Desde hace unos pocos días, España tutela alrededor de 1.500 menores extranjeros más, en su mayoría marroquíes, que, por su bien y por el respeto a sus derechos, no deberían estar aquí. Esa es la verdad y no es poliédrica, ni subjetiva, ni cuestionable.
Otra verdad es que una suerte de racismo supremacista subyace en el panorama de los medios de comunicación españoles, dominados por la progresía y por la subvención, que consideran que los menores africanos que fueron lanzados a tierra española estarán mejor tutelados por un Estado extranjero que por sus padres o por sus propios Estados.
Ese pensamiento neocolonialista, compartido por una izquierda política que cabalga sus contradicciones con una falta absoluta de pudor, hace un daño objetivo no sólo a España, obligada en virtud de no sabemos qué ley a aceptar la responsabilidad de la tutela de unos menores —en su inmensa mayoría jóvenes y no niños—de difícil inserción en una sociedad democrática y occidental, sino a los propios menores.
La Convención sobre los Derechos del Niño, firmada en 1989, y ratificada tanto por España como por Marruecos, señala que los Estados respetarán los derechos y los deberes de los padres, de la familia ampliada y de la comunidad a fin de preservar la identidad del menor y que, en el caso de que sean privados ilegalmente de esa identidad, como por ejemplo lanzándolos a un país extranjero, los Estados deberán asistirlos a fin de que la recuperen lo antes posible.
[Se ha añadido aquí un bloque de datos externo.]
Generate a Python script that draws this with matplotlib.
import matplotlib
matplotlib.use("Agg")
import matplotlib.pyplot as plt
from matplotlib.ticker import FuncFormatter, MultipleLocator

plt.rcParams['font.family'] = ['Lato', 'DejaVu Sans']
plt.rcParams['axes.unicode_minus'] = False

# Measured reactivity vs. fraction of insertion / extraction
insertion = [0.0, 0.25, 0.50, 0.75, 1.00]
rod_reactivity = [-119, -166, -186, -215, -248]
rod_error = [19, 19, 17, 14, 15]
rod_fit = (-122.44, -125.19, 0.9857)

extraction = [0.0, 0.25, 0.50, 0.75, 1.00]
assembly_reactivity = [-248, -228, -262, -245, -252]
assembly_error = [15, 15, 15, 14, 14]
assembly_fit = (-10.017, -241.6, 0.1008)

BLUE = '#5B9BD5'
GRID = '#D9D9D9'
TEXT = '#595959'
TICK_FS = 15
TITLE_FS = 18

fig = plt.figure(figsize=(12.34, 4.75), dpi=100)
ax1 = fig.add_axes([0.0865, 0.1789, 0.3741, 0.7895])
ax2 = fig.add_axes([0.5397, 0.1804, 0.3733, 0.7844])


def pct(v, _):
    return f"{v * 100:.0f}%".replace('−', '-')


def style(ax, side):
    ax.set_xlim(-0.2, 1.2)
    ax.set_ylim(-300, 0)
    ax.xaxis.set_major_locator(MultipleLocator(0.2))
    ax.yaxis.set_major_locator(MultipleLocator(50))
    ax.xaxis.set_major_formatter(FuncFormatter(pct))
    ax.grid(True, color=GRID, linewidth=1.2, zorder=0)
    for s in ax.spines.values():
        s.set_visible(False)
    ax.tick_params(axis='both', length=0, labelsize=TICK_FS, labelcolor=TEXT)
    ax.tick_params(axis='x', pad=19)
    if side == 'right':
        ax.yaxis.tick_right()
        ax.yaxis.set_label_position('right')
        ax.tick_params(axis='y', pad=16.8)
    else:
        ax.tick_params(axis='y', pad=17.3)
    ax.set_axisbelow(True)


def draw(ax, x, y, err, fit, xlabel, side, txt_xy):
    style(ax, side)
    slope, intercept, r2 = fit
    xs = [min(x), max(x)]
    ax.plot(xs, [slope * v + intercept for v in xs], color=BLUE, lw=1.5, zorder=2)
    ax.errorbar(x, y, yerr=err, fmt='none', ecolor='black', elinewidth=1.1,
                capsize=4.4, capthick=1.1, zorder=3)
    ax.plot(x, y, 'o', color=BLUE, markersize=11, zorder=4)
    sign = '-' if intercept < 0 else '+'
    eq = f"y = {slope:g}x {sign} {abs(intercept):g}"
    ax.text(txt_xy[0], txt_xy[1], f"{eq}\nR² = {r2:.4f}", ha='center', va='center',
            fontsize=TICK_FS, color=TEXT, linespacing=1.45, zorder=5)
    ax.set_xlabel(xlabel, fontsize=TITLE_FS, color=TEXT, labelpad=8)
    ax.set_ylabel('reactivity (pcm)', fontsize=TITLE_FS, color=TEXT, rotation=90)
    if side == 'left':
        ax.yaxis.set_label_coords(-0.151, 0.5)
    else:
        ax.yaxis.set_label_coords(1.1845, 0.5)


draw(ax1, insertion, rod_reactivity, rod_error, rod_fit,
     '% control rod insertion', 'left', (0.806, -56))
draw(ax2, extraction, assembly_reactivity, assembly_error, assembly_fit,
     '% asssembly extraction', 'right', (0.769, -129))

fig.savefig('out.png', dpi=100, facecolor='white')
Su identidad, no la nuestra.
En este sentido, Marruecos, en origen, y España, como final, vulneran el derecho inalienable de los menores a estar con sus familias y sólo en el caso de que estas hayan desaparecido o no se pueda conocer su comunidad, deberá ser el Estado del que es nacional el menor el que se haga cargo de su derecho primordial a la preservación de su identidad. Un Estado como el marroquí, que ha aumentado su presupuesto de Defensa desde 2017 en más de un 29 por ciento hasta los 4.700 milones de dólares (International Institute for Strategic Studies, 2020; Arabian Aerospace, 2020; Hatim, 2020), parecería, en principio, no sólo capaz de ello, sino obligado a ello.
Recurrir, como recurren los partidos de la izquierda, del centro moderado y los medios que les son propios, a argumentarios sensibleros y lacrimosos —y racistas— sobre la supuesta supremacía de un Estado extranjero que debe acoger, tutelar y cuidar a todos los menores que lleguen a territorio europeo de forma ilegal, muchos de ellos usados como ‘niños ancla’ para futuras reunificaciones familiares, es una bajeza moral que, eso sí, va acorde con los tiempos de mediocridad política y de miedo cerval de los periodistas al rigor informativo.